Task to complete:
Copy exactly, leaving out every image, the lines from the one with "What D3.js code" through the one with "5.6, 6.2, 5.5, 7.3, 8.8, 2.5, 6.3, 2.5];", inclusive.

Input material:
————————
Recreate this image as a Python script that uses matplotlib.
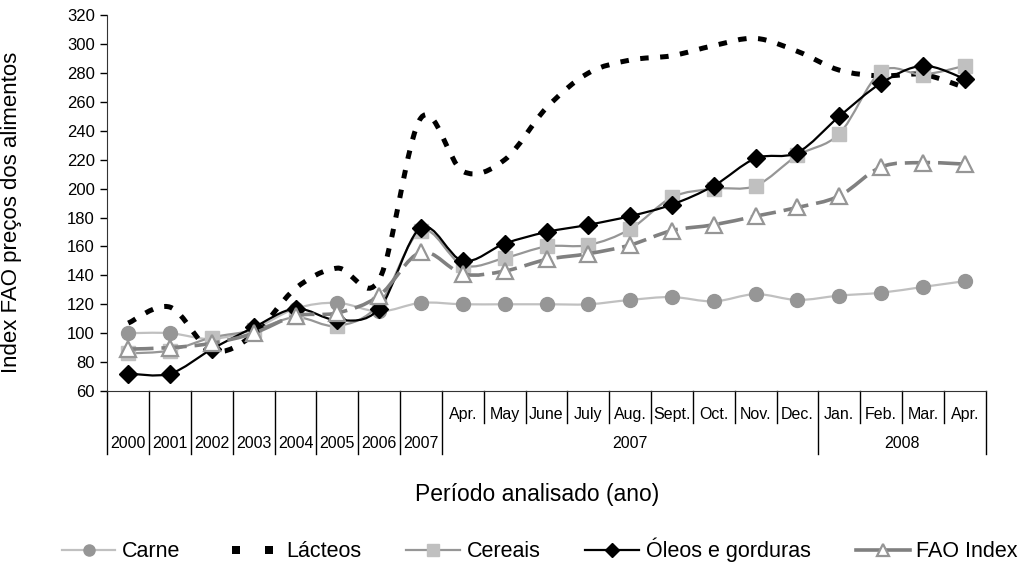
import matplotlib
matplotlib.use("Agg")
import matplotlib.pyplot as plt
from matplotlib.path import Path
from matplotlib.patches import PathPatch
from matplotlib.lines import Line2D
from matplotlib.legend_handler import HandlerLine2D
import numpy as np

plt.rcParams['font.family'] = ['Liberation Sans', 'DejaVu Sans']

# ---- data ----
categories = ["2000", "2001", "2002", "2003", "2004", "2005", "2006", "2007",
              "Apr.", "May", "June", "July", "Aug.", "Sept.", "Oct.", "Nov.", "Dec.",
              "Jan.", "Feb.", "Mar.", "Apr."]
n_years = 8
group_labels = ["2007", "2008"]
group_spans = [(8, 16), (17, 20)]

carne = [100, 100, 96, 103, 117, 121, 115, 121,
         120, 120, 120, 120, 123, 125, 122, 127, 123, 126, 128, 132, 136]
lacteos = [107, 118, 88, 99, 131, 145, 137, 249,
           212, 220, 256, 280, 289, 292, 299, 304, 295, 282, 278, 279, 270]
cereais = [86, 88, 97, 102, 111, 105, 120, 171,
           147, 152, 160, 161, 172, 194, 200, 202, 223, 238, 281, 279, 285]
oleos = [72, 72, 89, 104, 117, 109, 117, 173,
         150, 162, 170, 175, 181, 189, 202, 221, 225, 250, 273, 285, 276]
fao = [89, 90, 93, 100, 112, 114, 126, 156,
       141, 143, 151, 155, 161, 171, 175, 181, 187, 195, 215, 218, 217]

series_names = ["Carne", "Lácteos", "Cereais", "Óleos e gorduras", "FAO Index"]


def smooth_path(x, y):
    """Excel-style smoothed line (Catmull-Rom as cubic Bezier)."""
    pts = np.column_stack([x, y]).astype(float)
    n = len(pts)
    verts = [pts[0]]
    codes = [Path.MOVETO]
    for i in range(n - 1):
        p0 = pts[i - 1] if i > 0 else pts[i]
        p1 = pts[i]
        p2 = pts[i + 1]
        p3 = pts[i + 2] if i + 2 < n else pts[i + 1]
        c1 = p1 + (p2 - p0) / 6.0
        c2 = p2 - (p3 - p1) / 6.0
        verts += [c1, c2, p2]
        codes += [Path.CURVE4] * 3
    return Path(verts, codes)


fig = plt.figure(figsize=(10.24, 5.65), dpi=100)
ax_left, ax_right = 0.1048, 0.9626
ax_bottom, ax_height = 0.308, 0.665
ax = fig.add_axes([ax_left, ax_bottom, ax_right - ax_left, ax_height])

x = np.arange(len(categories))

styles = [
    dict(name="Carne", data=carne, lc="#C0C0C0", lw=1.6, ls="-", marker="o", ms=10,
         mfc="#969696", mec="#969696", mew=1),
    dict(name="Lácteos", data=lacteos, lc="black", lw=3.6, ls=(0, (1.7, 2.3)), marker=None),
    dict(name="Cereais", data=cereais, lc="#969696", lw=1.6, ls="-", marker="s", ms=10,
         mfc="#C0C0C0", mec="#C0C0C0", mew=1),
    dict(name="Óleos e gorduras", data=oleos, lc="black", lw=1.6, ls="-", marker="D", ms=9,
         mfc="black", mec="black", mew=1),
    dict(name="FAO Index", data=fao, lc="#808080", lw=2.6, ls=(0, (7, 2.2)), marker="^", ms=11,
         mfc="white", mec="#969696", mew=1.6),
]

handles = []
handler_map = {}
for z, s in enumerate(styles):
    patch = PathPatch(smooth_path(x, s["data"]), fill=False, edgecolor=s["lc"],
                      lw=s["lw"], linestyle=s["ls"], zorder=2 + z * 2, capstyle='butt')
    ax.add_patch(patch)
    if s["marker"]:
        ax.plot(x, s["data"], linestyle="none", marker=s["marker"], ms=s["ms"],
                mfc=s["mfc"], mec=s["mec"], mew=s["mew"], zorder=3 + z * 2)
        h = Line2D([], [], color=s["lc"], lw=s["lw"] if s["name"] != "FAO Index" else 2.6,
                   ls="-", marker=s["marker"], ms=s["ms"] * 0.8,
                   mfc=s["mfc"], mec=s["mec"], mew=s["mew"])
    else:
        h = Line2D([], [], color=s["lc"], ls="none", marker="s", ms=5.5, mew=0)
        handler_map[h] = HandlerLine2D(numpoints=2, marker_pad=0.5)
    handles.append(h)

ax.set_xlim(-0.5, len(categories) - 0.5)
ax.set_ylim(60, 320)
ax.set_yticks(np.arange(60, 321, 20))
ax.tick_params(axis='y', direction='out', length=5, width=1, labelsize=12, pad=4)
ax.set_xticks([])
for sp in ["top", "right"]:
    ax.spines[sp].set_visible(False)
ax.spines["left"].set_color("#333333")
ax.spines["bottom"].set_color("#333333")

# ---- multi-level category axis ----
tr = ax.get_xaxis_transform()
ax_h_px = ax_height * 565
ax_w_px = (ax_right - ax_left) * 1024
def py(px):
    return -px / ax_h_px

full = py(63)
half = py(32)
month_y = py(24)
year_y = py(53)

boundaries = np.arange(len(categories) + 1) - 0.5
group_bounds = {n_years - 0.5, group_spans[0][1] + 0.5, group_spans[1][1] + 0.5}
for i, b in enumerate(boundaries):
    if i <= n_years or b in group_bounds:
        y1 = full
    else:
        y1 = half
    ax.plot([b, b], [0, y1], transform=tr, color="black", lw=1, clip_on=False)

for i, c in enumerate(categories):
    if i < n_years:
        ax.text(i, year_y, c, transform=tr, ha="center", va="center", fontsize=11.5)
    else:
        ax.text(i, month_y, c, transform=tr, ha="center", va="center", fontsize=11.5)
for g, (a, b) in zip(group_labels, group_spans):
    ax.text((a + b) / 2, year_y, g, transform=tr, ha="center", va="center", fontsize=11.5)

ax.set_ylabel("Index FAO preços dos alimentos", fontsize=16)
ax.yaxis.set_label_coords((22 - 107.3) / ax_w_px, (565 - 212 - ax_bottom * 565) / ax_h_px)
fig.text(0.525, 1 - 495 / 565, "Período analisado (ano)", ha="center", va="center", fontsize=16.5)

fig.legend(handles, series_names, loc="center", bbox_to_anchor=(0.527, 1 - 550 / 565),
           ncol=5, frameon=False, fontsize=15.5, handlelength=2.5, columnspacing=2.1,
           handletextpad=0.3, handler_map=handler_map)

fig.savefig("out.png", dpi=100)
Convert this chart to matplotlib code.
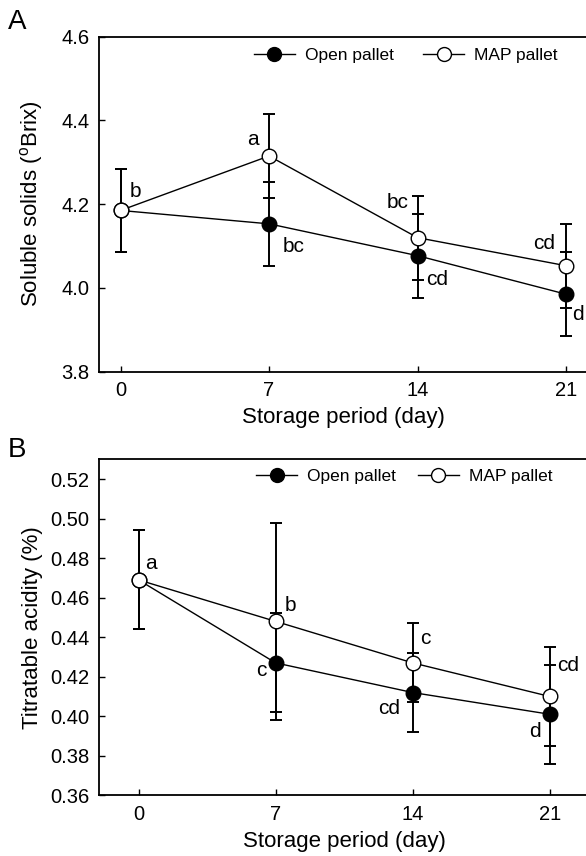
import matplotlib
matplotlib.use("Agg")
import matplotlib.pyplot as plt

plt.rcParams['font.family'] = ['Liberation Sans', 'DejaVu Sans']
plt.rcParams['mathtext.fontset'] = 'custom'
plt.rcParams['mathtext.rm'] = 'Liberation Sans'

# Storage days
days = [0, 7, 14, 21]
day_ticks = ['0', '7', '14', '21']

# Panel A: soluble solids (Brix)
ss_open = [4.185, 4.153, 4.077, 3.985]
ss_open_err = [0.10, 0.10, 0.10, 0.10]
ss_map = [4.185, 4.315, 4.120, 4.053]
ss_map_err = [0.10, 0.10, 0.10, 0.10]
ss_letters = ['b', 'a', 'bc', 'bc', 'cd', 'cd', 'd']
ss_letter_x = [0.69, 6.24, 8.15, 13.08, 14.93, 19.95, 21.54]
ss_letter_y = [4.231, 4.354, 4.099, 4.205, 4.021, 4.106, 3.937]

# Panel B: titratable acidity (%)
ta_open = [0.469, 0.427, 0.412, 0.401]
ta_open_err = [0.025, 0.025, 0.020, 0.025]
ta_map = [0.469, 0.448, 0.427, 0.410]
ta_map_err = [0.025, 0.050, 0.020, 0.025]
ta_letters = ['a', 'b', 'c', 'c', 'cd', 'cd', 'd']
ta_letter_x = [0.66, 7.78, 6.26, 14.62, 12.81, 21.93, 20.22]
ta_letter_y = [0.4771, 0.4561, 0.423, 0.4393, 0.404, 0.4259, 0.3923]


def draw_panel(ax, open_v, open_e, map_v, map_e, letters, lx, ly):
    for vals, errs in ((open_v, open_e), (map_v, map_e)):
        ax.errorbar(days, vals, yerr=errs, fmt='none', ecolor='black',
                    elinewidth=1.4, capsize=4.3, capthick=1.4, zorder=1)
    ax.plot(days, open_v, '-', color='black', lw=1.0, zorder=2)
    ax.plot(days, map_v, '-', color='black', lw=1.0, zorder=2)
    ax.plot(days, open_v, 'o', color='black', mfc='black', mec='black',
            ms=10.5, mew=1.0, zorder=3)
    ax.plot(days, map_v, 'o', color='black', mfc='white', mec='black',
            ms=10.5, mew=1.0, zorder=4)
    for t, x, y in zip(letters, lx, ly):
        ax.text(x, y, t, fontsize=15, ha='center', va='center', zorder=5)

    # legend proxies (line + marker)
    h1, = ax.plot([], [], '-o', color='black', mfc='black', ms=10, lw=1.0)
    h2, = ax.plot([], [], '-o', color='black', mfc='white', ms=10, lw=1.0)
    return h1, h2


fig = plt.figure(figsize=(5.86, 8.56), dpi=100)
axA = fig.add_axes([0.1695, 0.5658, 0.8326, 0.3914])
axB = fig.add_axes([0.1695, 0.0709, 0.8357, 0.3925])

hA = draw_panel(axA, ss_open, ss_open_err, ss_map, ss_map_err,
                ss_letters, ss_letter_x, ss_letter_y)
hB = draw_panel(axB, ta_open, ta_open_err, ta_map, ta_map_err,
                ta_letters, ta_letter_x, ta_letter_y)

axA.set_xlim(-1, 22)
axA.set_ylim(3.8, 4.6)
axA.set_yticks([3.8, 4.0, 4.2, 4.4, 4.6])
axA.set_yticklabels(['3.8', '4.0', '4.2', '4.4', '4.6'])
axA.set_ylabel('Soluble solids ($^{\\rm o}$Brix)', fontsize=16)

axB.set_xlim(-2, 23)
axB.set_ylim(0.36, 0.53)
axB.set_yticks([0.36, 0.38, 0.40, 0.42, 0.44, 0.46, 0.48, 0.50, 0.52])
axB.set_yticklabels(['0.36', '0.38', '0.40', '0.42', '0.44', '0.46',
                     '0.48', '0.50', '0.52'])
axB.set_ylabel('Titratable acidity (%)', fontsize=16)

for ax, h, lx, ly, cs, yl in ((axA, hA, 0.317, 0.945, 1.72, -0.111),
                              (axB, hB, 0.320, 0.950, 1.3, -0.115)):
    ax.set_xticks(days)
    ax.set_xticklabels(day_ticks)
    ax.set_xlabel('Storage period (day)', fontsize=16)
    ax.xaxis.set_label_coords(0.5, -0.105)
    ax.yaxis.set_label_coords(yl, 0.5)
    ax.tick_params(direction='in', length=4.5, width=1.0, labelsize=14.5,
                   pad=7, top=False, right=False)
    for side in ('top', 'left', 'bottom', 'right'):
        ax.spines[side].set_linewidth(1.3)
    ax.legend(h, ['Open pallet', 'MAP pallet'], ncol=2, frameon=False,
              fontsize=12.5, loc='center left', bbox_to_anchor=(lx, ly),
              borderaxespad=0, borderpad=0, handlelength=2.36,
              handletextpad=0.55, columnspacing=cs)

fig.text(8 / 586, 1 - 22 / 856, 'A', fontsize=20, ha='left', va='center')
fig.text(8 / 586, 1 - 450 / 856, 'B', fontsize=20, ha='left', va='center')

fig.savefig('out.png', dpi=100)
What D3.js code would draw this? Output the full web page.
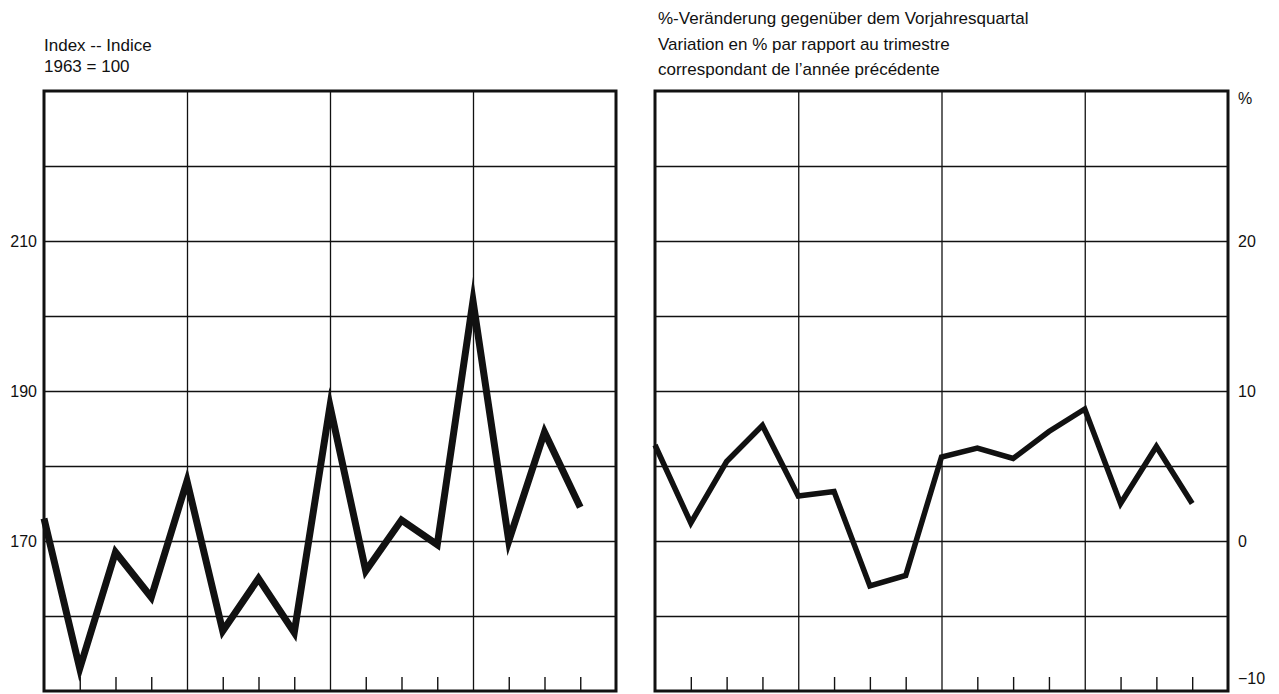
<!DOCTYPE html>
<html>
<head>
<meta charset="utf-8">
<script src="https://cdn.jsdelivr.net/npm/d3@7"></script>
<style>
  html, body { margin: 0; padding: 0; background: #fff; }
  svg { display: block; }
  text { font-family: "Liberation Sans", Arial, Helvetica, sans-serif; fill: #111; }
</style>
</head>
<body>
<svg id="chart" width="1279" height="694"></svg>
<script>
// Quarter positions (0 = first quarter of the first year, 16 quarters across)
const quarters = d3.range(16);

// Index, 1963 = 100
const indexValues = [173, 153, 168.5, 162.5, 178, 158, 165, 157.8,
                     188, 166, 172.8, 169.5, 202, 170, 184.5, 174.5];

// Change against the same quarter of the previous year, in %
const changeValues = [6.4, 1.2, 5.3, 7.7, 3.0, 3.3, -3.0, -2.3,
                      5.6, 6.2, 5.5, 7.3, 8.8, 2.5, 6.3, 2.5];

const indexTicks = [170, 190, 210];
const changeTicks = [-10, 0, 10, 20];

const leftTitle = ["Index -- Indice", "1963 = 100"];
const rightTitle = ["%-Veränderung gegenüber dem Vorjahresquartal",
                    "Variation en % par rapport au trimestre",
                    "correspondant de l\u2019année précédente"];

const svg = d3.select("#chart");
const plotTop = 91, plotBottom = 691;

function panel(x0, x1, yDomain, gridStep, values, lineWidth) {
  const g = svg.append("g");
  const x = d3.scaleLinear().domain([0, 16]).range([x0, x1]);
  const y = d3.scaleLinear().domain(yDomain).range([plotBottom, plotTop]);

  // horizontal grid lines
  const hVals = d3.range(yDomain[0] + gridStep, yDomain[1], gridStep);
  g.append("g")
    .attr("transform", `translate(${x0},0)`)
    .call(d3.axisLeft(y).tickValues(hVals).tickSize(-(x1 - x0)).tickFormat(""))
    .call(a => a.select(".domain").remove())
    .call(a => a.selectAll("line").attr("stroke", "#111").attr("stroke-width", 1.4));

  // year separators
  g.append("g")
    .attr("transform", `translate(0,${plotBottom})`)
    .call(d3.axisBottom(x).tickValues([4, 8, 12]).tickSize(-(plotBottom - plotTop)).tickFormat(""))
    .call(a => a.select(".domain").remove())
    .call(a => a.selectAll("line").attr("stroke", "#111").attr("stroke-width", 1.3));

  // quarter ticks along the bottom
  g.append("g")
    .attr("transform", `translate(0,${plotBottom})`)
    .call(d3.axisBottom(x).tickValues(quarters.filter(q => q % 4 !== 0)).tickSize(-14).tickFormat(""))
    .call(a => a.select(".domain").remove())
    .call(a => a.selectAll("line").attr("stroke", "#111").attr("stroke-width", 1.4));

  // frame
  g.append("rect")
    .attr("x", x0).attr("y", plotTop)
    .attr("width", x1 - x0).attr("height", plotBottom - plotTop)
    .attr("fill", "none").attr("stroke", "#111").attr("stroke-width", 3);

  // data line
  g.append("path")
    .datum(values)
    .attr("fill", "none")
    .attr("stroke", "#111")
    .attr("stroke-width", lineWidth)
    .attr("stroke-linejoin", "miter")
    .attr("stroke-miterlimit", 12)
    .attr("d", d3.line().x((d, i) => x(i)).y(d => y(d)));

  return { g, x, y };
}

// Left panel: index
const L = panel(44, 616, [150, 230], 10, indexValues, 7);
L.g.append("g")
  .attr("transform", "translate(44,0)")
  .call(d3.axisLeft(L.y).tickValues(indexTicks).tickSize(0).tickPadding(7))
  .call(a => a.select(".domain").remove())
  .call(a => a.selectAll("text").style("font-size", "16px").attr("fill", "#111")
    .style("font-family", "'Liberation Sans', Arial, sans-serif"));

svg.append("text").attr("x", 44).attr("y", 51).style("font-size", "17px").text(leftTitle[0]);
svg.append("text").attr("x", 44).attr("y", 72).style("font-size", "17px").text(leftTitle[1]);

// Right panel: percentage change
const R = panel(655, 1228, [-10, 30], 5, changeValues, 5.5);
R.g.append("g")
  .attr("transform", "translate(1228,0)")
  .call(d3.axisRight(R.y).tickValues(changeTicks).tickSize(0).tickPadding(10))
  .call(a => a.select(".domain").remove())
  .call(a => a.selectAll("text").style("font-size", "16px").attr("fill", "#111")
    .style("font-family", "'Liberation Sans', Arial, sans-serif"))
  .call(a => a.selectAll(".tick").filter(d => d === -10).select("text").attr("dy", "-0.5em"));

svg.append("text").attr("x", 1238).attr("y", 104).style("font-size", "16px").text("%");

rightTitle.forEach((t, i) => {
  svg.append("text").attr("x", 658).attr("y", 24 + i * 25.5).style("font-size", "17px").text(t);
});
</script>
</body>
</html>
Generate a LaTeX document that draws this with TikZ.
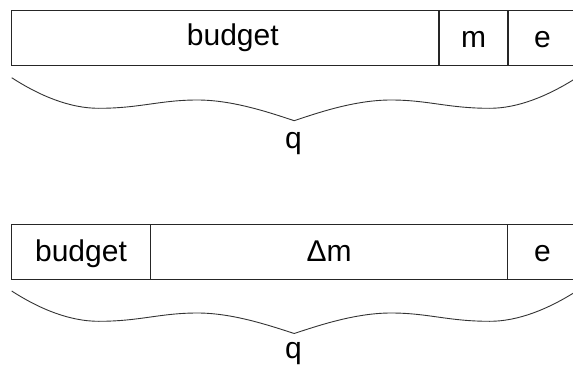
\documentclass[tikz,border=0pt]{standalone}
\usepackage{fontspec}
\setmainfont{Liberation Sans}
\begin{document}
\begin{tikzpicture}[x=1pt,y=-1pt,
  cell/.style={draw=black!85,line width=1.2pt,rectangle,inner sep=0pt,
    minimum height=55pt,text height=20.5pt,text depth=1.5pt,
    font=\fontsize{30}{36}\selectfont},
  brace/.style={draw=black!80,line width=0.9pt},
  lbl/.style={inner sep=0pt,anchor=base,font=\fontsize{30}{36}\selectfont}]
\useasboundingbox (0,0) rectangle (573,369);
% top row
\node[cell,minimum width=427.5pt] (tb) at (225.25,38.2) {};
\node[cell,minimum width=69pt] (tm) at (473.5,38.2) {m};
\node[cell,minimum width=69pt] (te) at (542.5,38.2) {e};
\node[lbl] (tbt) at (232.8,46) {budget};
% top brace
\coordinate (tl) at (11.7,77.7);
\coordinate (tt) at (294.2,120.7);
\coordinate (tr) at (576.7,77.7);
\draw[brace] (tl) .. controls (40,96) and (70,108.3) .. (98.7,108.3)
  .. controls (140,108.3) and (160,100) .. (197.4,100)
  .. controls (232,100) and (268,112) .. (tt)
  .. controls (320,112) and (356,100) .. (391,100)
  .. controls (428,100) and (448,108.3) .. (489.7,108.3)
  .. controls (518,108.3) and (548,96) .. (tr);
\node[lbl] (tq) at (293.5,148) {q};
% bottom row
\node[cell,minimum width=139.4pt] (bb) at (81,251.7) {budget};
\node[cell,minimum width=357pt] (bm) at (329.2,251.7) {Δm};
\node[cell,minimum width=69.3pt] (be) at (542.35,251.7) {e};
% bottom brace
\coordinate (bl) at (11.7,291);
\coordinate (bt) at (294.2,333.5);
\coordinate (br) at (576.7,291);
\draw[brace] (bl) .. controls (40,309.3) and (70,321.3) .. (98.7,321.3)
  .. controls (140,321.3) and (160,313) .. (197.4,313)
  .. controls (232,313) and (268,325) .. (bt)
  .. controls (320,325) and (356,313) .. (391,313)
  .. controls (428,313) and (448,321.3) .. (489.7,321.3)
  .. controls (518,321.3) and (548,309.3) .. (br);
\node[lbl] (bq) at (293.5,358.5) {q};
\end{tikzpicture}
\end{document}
————————
Solution below:
What D3.js code would draw this? Output the full web page.
<!DOCTYPE html>
<html>
<head>
<meta charset="utf-8">
<script src="https://cdn.jsdelivr.net/npm/d3@7"></script>
<style>
  html, body { margin: 0; padding: 0; background: #fff; }
  svg { display: block; }
  text { font-family: "Liberation Sans", Arial, Helvetica, sans-serif; fill: #111; }
</style>
</head>
<body>
<svg id="chart" width="1279" height="694"></svg>
<script>
// Quarter positions (0 = first quarter of the first year, 16 quarters across)
const quarters = d3.range(16);

// Index, 1963 = 100
const indexValues = [173, 153, 168.5, 162.5, 178, 158, 165, 157.8,
                     188, 166, 172.8, 169.5, 202, 170, 184.5, 174.5];

// Change against the same quarter of the previous year, in %
const changeValues = [6.4, 1.2, 5.3, 7.7, 3.0, 3.3, -3.0, -2.3,
                      5.6, 6.2, 5.5, 7.3, 8.8, 2.5, 6.3, 2.5];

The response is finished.